> _EXERCISE DIRECTIONS_:
In the material below, identify each line bearing the word "this". Reproduce those lines.

> _STORED DATA_:
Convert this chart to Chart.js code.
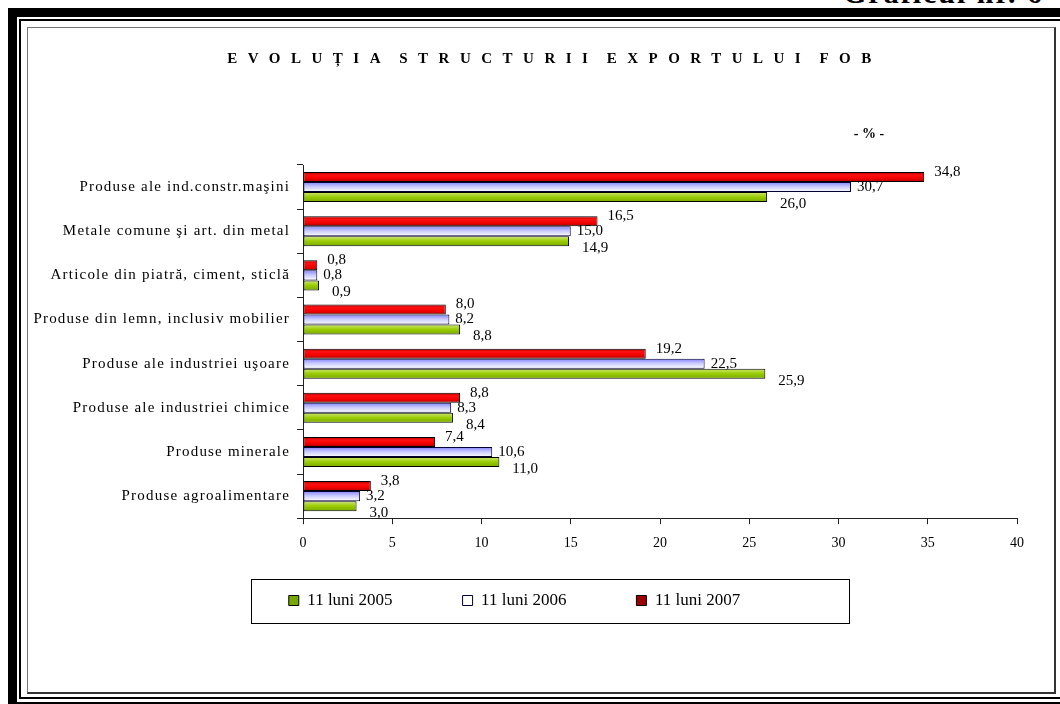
<!DOCTYPE html>
<html><head><meta charset="utf-8">
<script src="https://cdn.jsdelivr.net/npm/chart.js@4.4.1/dist/chart.umd.min.js"></script>
<style>
html,body{margin:0;padding:0;background:#fff;width:1060px;height:704px;overflow:hidden;position:relative;font-family:"Liberation Serif",serif;}
#f1{position:absolute;left:8px;top:8px;width:1100px;height:703px;border-left:9px solid #000;border-top:9px solid #000;border-bottom:9px solid #000;box-sizing:border-box;}
#f2{position:absolute;left:19px;top:19px;width:1100px;height:680px;border:2px solid #000;box-sizing:border-box;}
#f3{position:absolute;left:27px;top:27px;width:1029px;height:667px;border-left:1px solid #777;border-top:1px solid #777;border-right:2px solid #333;border-bottom:2px solid #333;box-sizing:border-box;}
#gr{position:absolute;left:843px;top:-22px;font:bold 30px "Liberation Serif",serif;letter-spacing:2px;white-space:nowrap;line-height:30px;color:#000}
#c{position:absolute;left:0;top:0}
</style></head>
<body>
<div id="f1"></div><div id="f2"></div><div id="f3"></div>
<div id="gr">Graficul nr. 6</div>
<canvas id="c" width="1060" height="704"></canvas>
<script>
// ---- data ----
const categories = [
  'Produse ale ind.constr.maşini',
  'Metale comune şi art. din metal',
  'Articole din piatră, ciment, sticlă',
  'Produse din lemn, inclusiv mobilier',
  'Produse ale industriei uşoare',
  'Produse ale industriei chimice',
  'Produse minerale',
  'Produse agroalimentare'
];
const values2005 = [26.0, 14.9, 0.9, 8.8, 25.9, 8.4, 11.0, 3.0];
const values2006 = [30.7, 15.0, 0.8, 8.2, 22.5, 8.3, 10.6, 3.2];
const values2007 = [34.8, 16.5, 0.8, 8.0, 19.2, 8.8, 7.4, 3.8];
const seriesNames = ['11 luni 2005', '11 luni 2006', '11 luni 2007'];
const xTickValues = [0, 5, 10, 15, 20, 25, 30, 35, 40];
const titleText = 'EVOLUȚIA STRUCTURII EXPORTULUI FOB';
const unitText = '- % -';

// ---- styling ----
const CAT_PCT = 0.68;
const SERIF = '"Liberation Serif", "Times New Roman", serif';

function makeFill(stops, fallback) {
  return (ctx) => {
    const chart = ctx.chart;
    const ys = chart.scales && chart.scales.y;
    if (ctx.type !== 'data' || !ys || !chart.chartArea || !ys.height) return fallback;
    const n = chart.data.datasets.length;
    const band = ys.height / chart.data.labels.length;
    const bw = band * CAT_PCT / n;
    const c = ys.getPixelForValue(ctx.dataIndex);
    const top = c - bw * n / 2 + ctx.datasetIndex * bw;
    const g = chart.ctx.createLinearGradient(0, top, 0, top + bw);
    stops.forEach(s => g.addColorStop(s[0], s[1]));
    return g;
  };
}
const redFill = makeFill([[0,'#a80000'],[0.3,'#ff1010'],[0.7,'#ee0000'],[1,'#9a0000']], '#e00000');
const blueFill = makeFill([[0,'#8080ff'],[0.45,'#c8c8ff'],[1,'#ffffff']], '#c4c4ff');
const greenFill = makeFill([[0,'#d0e878'],[0.5,'#99cc00'],[1,'#78a800']], '#99cc00');

function fmt(v) { return v.toFixed(1).replace('.', ','); }

function wrapMethod(obj, name, cfg) {
  if (!obj || obj['_w_' + name]) return;
  const orig = obj[name];
  obj[name] = function (...args) {
    const c = this.ctx;
    c.save();
    try {
      if (cfg.letterSpacing) c.letterSpacing = cfg.letterSpacing;
      if (cfg.wordSpacing) c.wordSpacing = cfg.wordSpacing;
    } catch (e) {}
    if (cfg.dx || cfg.dy) c.translate(cfg.dx || 0, cfg.dy || 0);
    const r = orig.apply(this, args);
    c.restore();
    return r;
  };
  obj['_w_' + name] = true;
}

const LEGEND_SHIFT = { dx: -4, dy: -41 };

const spacingPlugin = {
  id: 'spacing',
  beforeDraw(chart) {
    wrapMethod(chart.scales.y, 'drawLabels', { letterSpacing: '1.2px' });
    wrapMethod(chart.titleBlock, 'draw', { letterSpacing: '10.5px', wordSpacing: '-6px', dx: 36 });
    wrapMethod(chart.legend, 'draw', LEGEND_SHIFT);
  }
};

const valueLabels = {
  id: 'valueLabels',
  afterDatasetsDraw(chart, args, opts) {
    const ctx = chart.ctx;
    ctx.save();
    ctx.font = '15px ' + SERIF;
    ctx.fillStyle = '#000';
    ctx.textAlign = 'left';
    ctx.textBaseline = 'middle';
    chart.data.datasets.forEach((ds, di) => {
      const meta = chart.getDatasetMeta(di);
      const off = opts.offsets[di];
      meta.data.forEach((el, i) => {
        ctx.fillText(fmt(ds.data[i]), el.x + off[0], el.y + off[1]);
      });
    });
    ctx.restore();
  }
};

const extras = {
  id: 'extras',
  afterDraw(chart) {
    const ctx = chart.ctx;
    ctx.save();
    // legend frame
    const hb = chart.legend.legendHitBoxes;
    if (hb && hb.length) {
      const cy = hb[0].top + hb[0].height / 2 + LEGEND_SHIFT.dy;
      const lx = hb[0].left + LEGEND_SHIFT.dx;
      ctx.strokeStyle = '#000';
      ctx.lineWidth = 1;
      ctx.strokeRect(Math.round(lx - 38) + 0.5, Math.round(cy - 22) + 0.5, 598, 44);
    }
    // unit label
    ctx.font = 'bold 14px ' + SERIF;
    ctx.fillStyle = '#000';
    ctx.textAlign = 'center';
    ctx.textBaseline = 'middle';
    ctx.fillText(unitText, chart.chartArea.right - 148, chart.chartArea.top - 31);
    ctx.restore();
  }
};

new Chart(document.getElementById('c'), {
  type: 'bar',
  data: {
    labels: categories,
    datasets: [
      { label: seriesNames[2], data: values2007, backgroundColor: redFill, borderColor: '#000', borderWidth: 1, borderSkipped: false },
      { label: seriesNames[1], data: values2006, backgroundColor: blueFill, borderColor: '#000033', borderWidth: 1, borderSkipped: false },
      { label: seriesNames[0], data: values2005, backgroundColor: greenFill, borderColor: '#000', borderWidth: 1, borderSkipped: false }
    ]
  },
  options: {
    indexAxis: 'y',
    responsive: false,
    animation: false,
    devicePixelRatio: 1,
    categoryPercentage: CAT_PCT,
    barPercentage: 1,
    layout: { padding: { top: 50, left: 20, right: 43, bottom: 44 } },
    scales: {
      x: {
        type: 'linear',
        min: xTickValues[0],
        max: xTickValues[xTickValues.length - 1],
        afterBuildTicks: (s) => { s.ticks = xTickValues.map(v => ({ value: v })); },
        grid: { drawOnChartArea: false, drawTicks: true, tickLength: 6, color: '#222' },
        border: { color: '#222', width: 1 },
        ticks: { color: '#000', padding: 11, font: { family: SERIF, size: 14 }, maxRotation: 0 }
      },
      y: {
        type: 'category',
        afterFit: (s) => { s.width = 283; },
        grid: { offset: true, drawOnChartArea: false, drawTicks: true, tickLength: 6, color: '#222' },
        border: { color: '#222', width: 1 },
        ticks: { color: '#000', padding: 7, font: { family: SERIF, size: 15 }, autoSkip: false }
      }
    },
    plugins: {
      title: {
        display: true,
        text: titleText,
        color: '#000',
        font: { family: SERIF, size: 15, weight: 'bold', lineHeight: 1.2 },
        padding: { top: 0, bottom: 97 }
      },
      legend: {
        position: 'bottom',
        labels: {
          sort: (a, b) => b.datasetIndex - a.datasetIndex,
          color: '#000',
          font: { family: SERIF, size: 17 },
          boxWidth: 10,
          boxHeight: 10,
          padding: 70
        }
      },
      tooltip: { enabled: false },
      valueLabels: { offsets: [[10, -5], [6, 0], [13, 7]] }
    }
  },
  plugins: [spacingPlugin, valueLabels, extras]
});
</script>
</body></html>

> _RESPONSE TO THE TASK_:
Convert this chart to Chart.js code.
    const c = this.ctx;
    const r = orig.apply(this, args);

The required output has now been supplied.